DIRECTIONS: Pick out each line containing the string "source".
____
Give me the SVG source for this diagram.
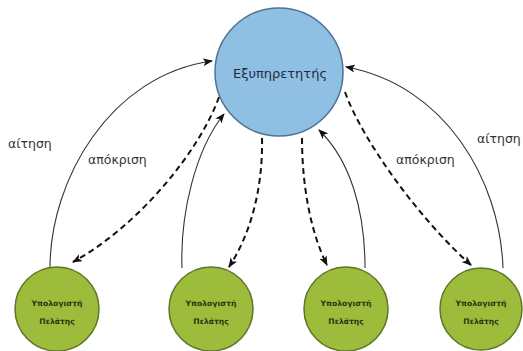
<svg xmlns="http://www.w3.org/2000/svg" width="523" height="351" viewBox="0 0 523 351">
  <style>
    .server { fill: #8fbfe2; stroke: #4d7394; stroke-width: 1.5; }
    .client { fill: #9dbc3b; stroke: #5e7628; stroke-width: 1.5; }
    .server-text { font-family: "DejaVu Sans", "Liberation Sans", sans-serif; font-size: 13px; fill: #1e2b40; text-anchor: middle; }
    .client-text { font-family: "DejaVu Sans", "Liberation Sans", sans-serif; font-size: 7.6px; font-weight: bold; fill: #2a3510; text-anchor: middle; }
    .label { font-family: "DejaVu Sans", "Liberation Sans", sans-serif; font-size: 12.5px; fill: #333; }
    .req { fill: none; stroke: #333; stroke-width: 1.1; marker-end: url(#arrow); }
    .resp { fill: none; stroke: #111; stroke-width: 2; stroke-dasharray: 6 4; marker-end: url(#arrow); }
  </style>
  <defs>
    <marker id="arrow" viewBox="0 0 10 8" refX="9" refY="4" markerWidth="10" markerHeight="8" markerUnits="userSpaceOnUse" orient="auto">
      <path d="M0,0 L10,4 L0,8 L2.5,4 Z" fill="#111"/>
    </marker>
  </defs>
  <rect width="523" height="351" fill="#ffffff"/>

  <g id="connectors">
    <path class="req" d="M50,268 C50,180 110,75 212,61"/>
    <path class="resp" d="M219,97 C200,150 140,225 73,262"/>
    <path class="req" d="M182,268 C180,215 195,150 224,114"/>
    <path class="resp" d="M262,138 C263,190 250,235 229,267"/>
    <path class="resp" d="M302,138 C302,190 312,235 327,265"/>
    <path class="req" d="M365,268 C365,210 350,160 319,130"/>
    <path class="resp" d="M345,92 C362,140 420,220 471,265"/>
    <path class="req" d="M503,268 C500,180 445,85 346,67"/>
  </g>

  <g id="labels">
    <text class="label" x="8" y="148">αίτηση</text>
    <text class="label" x="88" y="164">απόκριση</text>
    <text class="label" x="396" y="164">απόκριση</text>
    <text class="label" x="477" y="143">αίτηση</text>
  </g>

  <g id="server">
    <circle class="server" cx="279" cy="72" r="64"/>
    <text class="server-text" x="280" y="78">Εξυπηρετητής</text>
  </g>

  <g id="client-1">
    <circle class="client" cx="57" cy="309" r="42"/>
    <text class="client-text" x="57" y="306">Υπολογιστή</text>
    <text class="client-text" x="57" y="324">Πελάτης</text>
  </g>
  <g id="client-2">
    <circle class="client" cx="211" cy="309" r="42"/>
    <text class="client-text" x="211" y="306">Υπολογιστή</text>
    <text class="client-text" x="211" y="324">Πελάτης</text>
  </g>
  <g id="client-3">
    <circle class="client" cx="346" cy="309" r="42"/>
    <text class="client-text" x="346" y="306">Υπολογιστή</text>
    <text class="client-text" x="346" y="324">Πελάτης</text>
  </g>
  <g id="client-4">
    <circle class="client" cx="481" cy="309" r="41"/>
    <text class="client-text" x="481" y="306">Υπολογιστή</text>
    <text class="client-text" x="481" y="324">Πελάτης</text>
  </g>
</svg>
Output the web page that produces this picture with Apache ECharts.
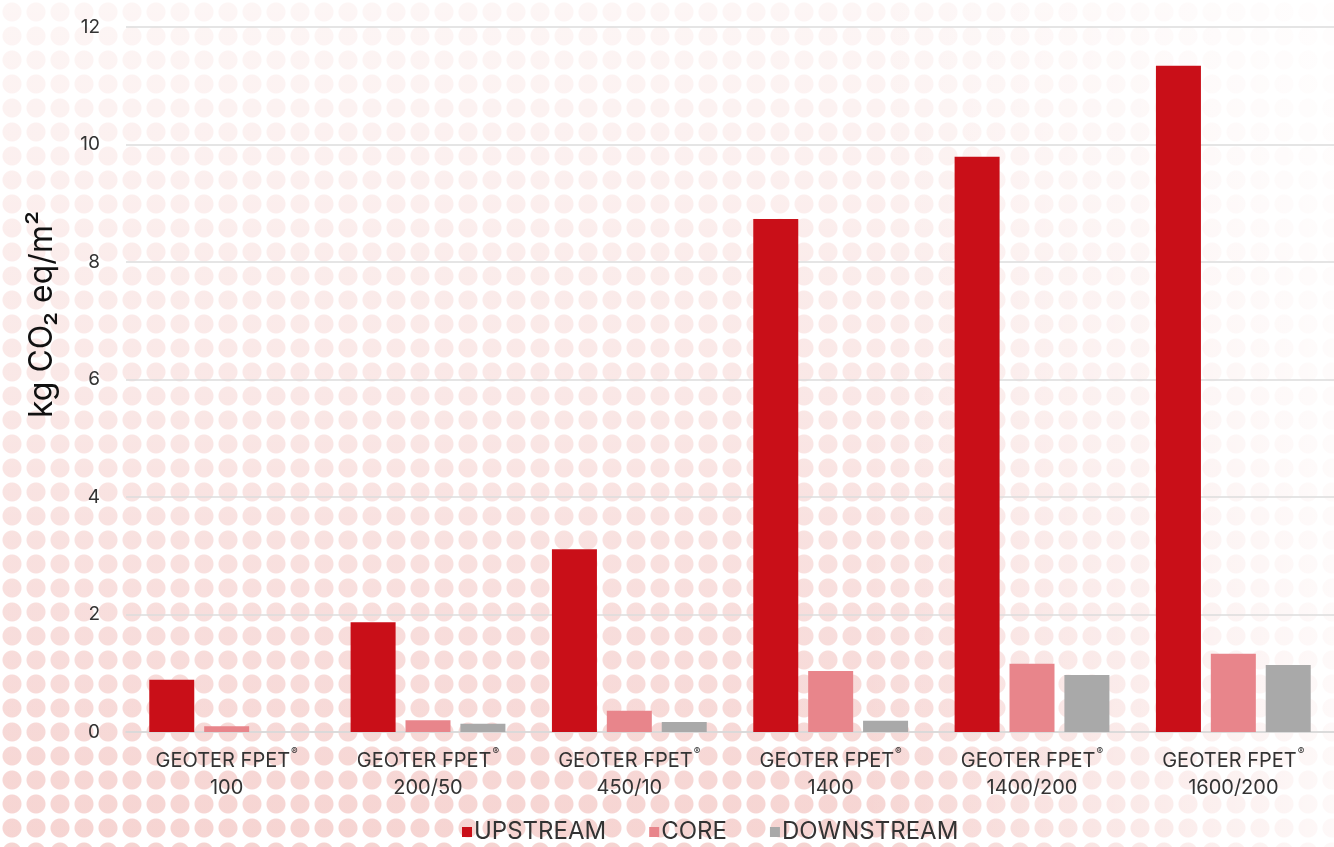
<!DOCTYPE html>
<html>
<head>
<meta charset="utf-8">
<script src="https://cdn.jsdelivr.net/npm/echarts@6/dist/echarts.min.js"></script>
<style>
html,body{margin:0;padding:0;}
body{
  width:1334px;height:847px;overflow:hidden;
  background-color:#fff;
  background-image:
    linear-gradient(to left, rgba(255,255,255,0.85) 0%, rgba(255,255,255,0.0) 35%),
    linear-gradient(to bottom, rgba(255,255,255,0.8) 0%, rgba(255,255,255,0.45) 50%, rgba(255,255,255,0.05) 100%),
    radial-gradient(circle, rgba(236,165,160,0.5) 9px, rgba(255,255,255,0) 10px);
  background-size: 100% 100%, 100% 100%, 24px 24px;
}
#chart{width:1334px;height:847px;}
</style>
</head>
<body>
<div id="chart"></div>
<script>
const categories = ['100', '200/50', '450/10', '1400', '1400/200', '1600/200'];
const categoryPrefix = 'GEOTER FPET';
const upstream = [0.89, 1.87, 3.11, 8.73, 9.79, 11.34];
const core = [0.1, 0.2, 0.36, 1.04, 1.16, 1.33];
const downstream = [0, 0.14, 0.17, 0.19, 0.97, 1.14];
const seriesNames = ['UPSTREAM', 'CORE', 'DOWNSTREAM'];
const yTicks = { min: 0, max: 12, interval: 2 };

const chart = echarts.init(document.getElementById('chart'));
const font = 'Inter, "Noto Sans", sans-serif';
chart.setOption({
  backgroundColor: 'transparent',
  animation: false,
  grid: { left: 126, right: -4, top: 27, bottom: 115 },
  legend: {
    bottom: -2, left: 457,
    itemWidth: 10, itemHeight: 10, itemGap: 43,
    icon: 'rect',
    textStyle: { fontFamily: font, fontSize: 24, color: '#333', padding: [2, 0, 0, -3] },
    data: seriesNames
  },
  xAxis: {
    type: 'category',
    data: categories,
    axisLine: { show: true, lineStyle: { color: '#d8d8d8', width: 1.5 } },
    axisTick: { show: false },
    axisLabel: {
      margin: 15,
      interval: 0,
      formatter: v => '{a|' + categoryPrefix + '}{r|®}\n{a|' + v + '}',
      rich: {
        a: { fontFamily: font, fontSize: 20, color: '#333', lineHeight: 27 },
        r: { fontFamily: font, fontSize: 10, color: '#333', verticalAlign: 'top', lineHeight: 27, padding: [0, 0, 8, 1] }
      }
    }
  },
  yAxis: {
    type: 'value',
    min: yTicks.min, max: yTicks.max, interval: yTicks.interval,
    name: 'kg CO₂ eq/m²',
    nameLocation: 'middle',
    nameGap: 68,
    nameRotate: 90,
    nameTextStyle: { fontFamily: font, fontSize: 32, color: '#111', padding: [0, 0, 0, 130] },
    axisLine: { show: false },
    axisTick: { show: false },
    axisLabel: { fontFamily: font, fontSize: 19, color: '#333', margin: 26 },
    splitLine: { lineStyle: { color: '#dcdcdc', width: 1.5 } }
  },
  series: [
    { name: seriesNames[0], type: 'bar', data: upstream, barWidth: 45, barGap: '22%',
      itemStyle: { color: '#c90f18' } },
    { name: seriesNames[1], type: 'bar', data: core, barWidth: 45, barGap: '22%',
      itemStyle: { color: '#e8858b' } },
    { name: seriesNames[2], type: 'bar', data: downstream, barWidth: 45, barGap: '22%',
      itemStyle: { color: '#a9a9a9' } }
  ]
});
</script>
</body>
</html>
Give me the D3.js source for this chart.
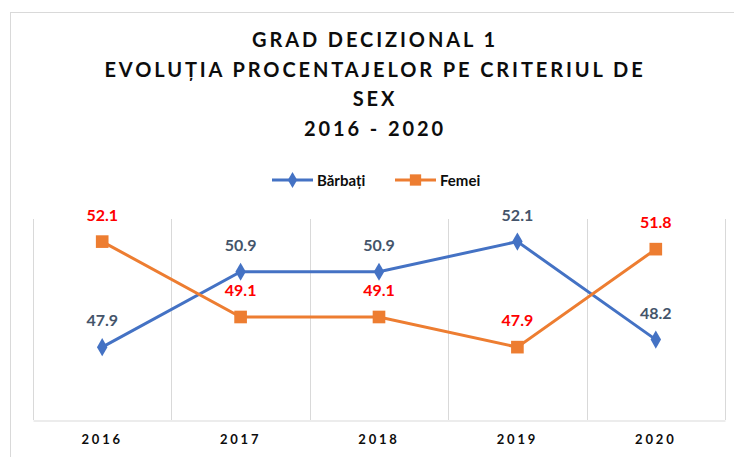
<!DOCTYPE html>
<html>
<head>
<meta charset="utf-8">
<script src="https://cdn.jsdelivr.net/npm/d3@7"></script>
<style>
  body { margin: 0; background: #fff; }
  text { font-family: Lato, "Open Sans", sans-serif; }
</style>
</head>
<body>
<div id="chart"></div>
<script>
// data
const years = ["2016", "2017", "2018", "2019", "2020"];
const barbati = [47.9, 50.9, 50.9, 52.1, 48.2];
const femei = [52.1, 49.1, 49.1, 47.9, 51.8];
const titleLines = ["GRAD DECIZIONAL 1", "EVOLUȚIA PROCENTAJELOR PE CRITERIUL DE", "SEX", "2016 - 2020"];

const W = 734, H = 457;
const plot = {left: 33, right: 725, top: 219, bottom: 420};

const svg = d3.select("#chart")
  .append("svg")
  .attr("width", W)
  .attr("height", H);

// chart frame
svg.append("rect")
  .attr("x", 10.5).attr("y", 12.5)
  .attr("width", 740).attr("height", 460)
  .attr("fill", "#fff")
  .attr("stroke", "#d9d9d9");

// title
svg.append("g")
  .selectAll("text")
  .data(titleLines)
  .enter()
  .append("text")
    .attr("x", 375)
    .attr("y", (d, i) => 47 + i * 29.5)
    .attr("text-anchor", "middle")
    .attr("font-size", 20)
    .attr("font-weight", "bold")
    .attr("letter-spacing", 2.9)
    .attr("fill", "#0d0d0d")
    .text(d => d);

// scales
const x = d3.scaleBand()
  .domain(years)
  .range([plot.left, plot.right]);

const y = d3.scaleLinear()
  .domain([45, 53])
  .range([plot.bottom, plot.top]);

// vertical gridlines at category boundaries
const bounds = years.map(d => x(d)).concat([plot.right]);
svg.append("g")
  .selectAll("line")
  .data(bounds)
  .enter()
  .append("line")
    .attr("x1", d => Math.round(d) + 0.5)
    .attr("x2", d => Math.round(d) + 0.5)
    .attr("y1", plot.top)
    .attr("y2", plot.bottom)
    .attr("stroke", "#d9d9d9");

// x axis
const xAxis = svg.append("g")
  .attr("transform", "translate(0," + (plot.bottom + 0.5) + ")")
  .call(d3.axisBottom(x).tickSize(0).tickPadding(14));
xAxis.select(".domain").attr("stroke", "#d9d9d9");
xAxis.selectAll("text")
  .attr("font-family", "Lato, 'Open Sans', sans-serif")
  .attr("font-size", 13)
  .attr("font-weight", "bold")
  .attr("letter-spacing", 2.8)
  .attr("fill", "#0d0d0d");

const series = [
  {name: "Bărbați", values: barbati, color: "#4472C4", label: "#44546A", marker: d3.symbolDiamond, size: 95},
  {name: "Femei", values: femei, color: "#ED7D31", label: "#FF0000", marker: d3.symbolSquare, size: 160}
];

const cx = i => x(years[i]) + x.bandwidth() / 2;

const line = d3.line()
  .x((d, i) => cx(i))
  .y(d => y(d));

series.forEach(s => {
  const g = svg.append("g");

  g.append("path")
    .datum(s.values)
    .attr("d", line)
    .attr("fill", "none")
    .attr("stroke", s.color)
    .attr("stroke-width", 3);

  g.selectAll("path.marker")
    .data(s.values)
    .enter()
    .append("path")
      .attr("class", "marker")
      .attr("d", d3.symbol().type(s.marker).size(s.size))
      .attr("transform", (d, i) => "translate(" + cx(i) + "," + y(d) + ")")
      .attr("fill", s.color);

  g.selectAll("text")
    .data(s.values)
    .enter()
    .append("text")
      .attr("x", (d, i) => cx(i))
      .attr("y", d => y(d) - 21)
      .attr("text-anchor", "middle")
      .attr("font-size", 16)
      .attr("font-weight", "bold")
      .attr("fill", s.label)
      .text(d => d.toFixed(1));
});

// legend
const legend = svg.append("g");
const legendX = [272, 395];
series.forEach((s, i) => {
  const lg = legend.append("g")
    .attr("transform", "translate(" + legendX[i] + ",180)");
  lg.append("line")
    .attr("x1", 0).attr("x2", 41)
    .attr("stroke", s.color)
    .attr("stroke-width", 3);
  lg.append("path")
    .attr("d", d3.symbol().type(s.marker).size(s.size * 0.8))
    .attr("transform", "translate(20.5,0)")
    .attr("fill", s.color);
  lg.append("text")
    .attr("x", 45)
    .attr("y", 5.5)
    .attr("font-size", 15)
    .attr("font-weight", "bold")
    .attr("fill", "#0d0d0d")
    .text(s.name);
});
</script>
</body>
</html>
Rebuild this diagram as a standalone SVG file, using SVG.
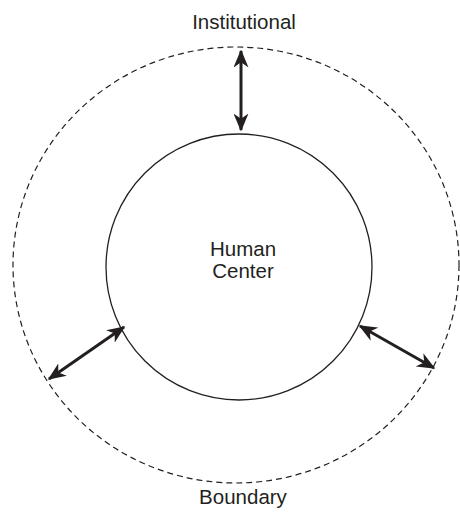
____
FULL ANSWER:
Give me the SVG source for this diagram.
Give me the D3.js source for this chart.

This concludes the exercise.